Toxin-Zapping Treatment May Help Reduce Heart Attacks

Posted at 4:15 PM, Aug 14, 2015
and last updated 2015-09-08 04:48:29-04

MIAMI (Ivanhoe Newswire) - Chelation is a treatment doctors have used for years to remove certain toxins from the body, most often when someone suffers accidental lead poisoning. For any other treatment, most traditional doctors thought it was a scam or called it “quackery.” A decade-long study has now convinced the conventional cardiologist who led it to reconsider chelation for heart disease.

Carlos Perez and his wife, Helen, love to walk. Not too long ago, Carlos was having trouble with his legs.

“I would walk one block, two blocks, then have pain – a tremendous pain,” said Carlos.

It was the first sign of trouble for the otherwise healthy 83-year-old man.

“He came and sat down and said, `I feel faint,’ so I panicked and I said, `Oh, I can’t do anything, call 911,’” said Helen.

Carlos had a heart attack. After a successful recovery, he looked for ways to prevent another.
Mount Sinai Medical Center’s chief of cardiology, Dr. Gervasio Lamas, has studied chelation therapy for more than a decade.

Chelation extracts environmental toxins from the body.

“We have no natural way of excreting these metals, and these metals are all around us,” he said.

During treatment, patients receive an IV of a medication that allows the metals to pass through the body. Urine tested the next day shows a huge spike in toxins.

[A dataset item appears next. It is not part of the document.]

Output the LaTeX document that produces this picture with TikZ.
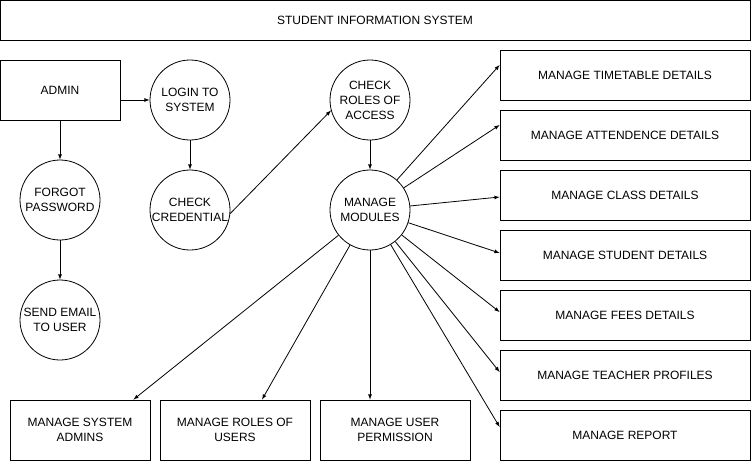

“Lead and cadmium are incredibly toxic to the heart and to the blood vessels,” Dr. Lamas said.
In a study of 1,700 heart attack patients, people who received chelation therapy had a 41 percent reduction in cardiac events over five years.

“I was shocked. My cardiology colleagues were shocked. I am a believer now,” said Dr. Lamas.

Thanks to chelation, “Now I walk 45-50 minutes fast. This chelation is fantastic for me,” Carlos said.

Dr. Lamas said the study showed heart attack survivors who were also diabetic had a 43 percent reduction in the risk of death after chelation alone.

The FDA still considers chelation an experimental therapy, so it is not covered by most insurance companies. Dr. Lamas said more study is needed before the treatment would be FDA approved for heart attacks.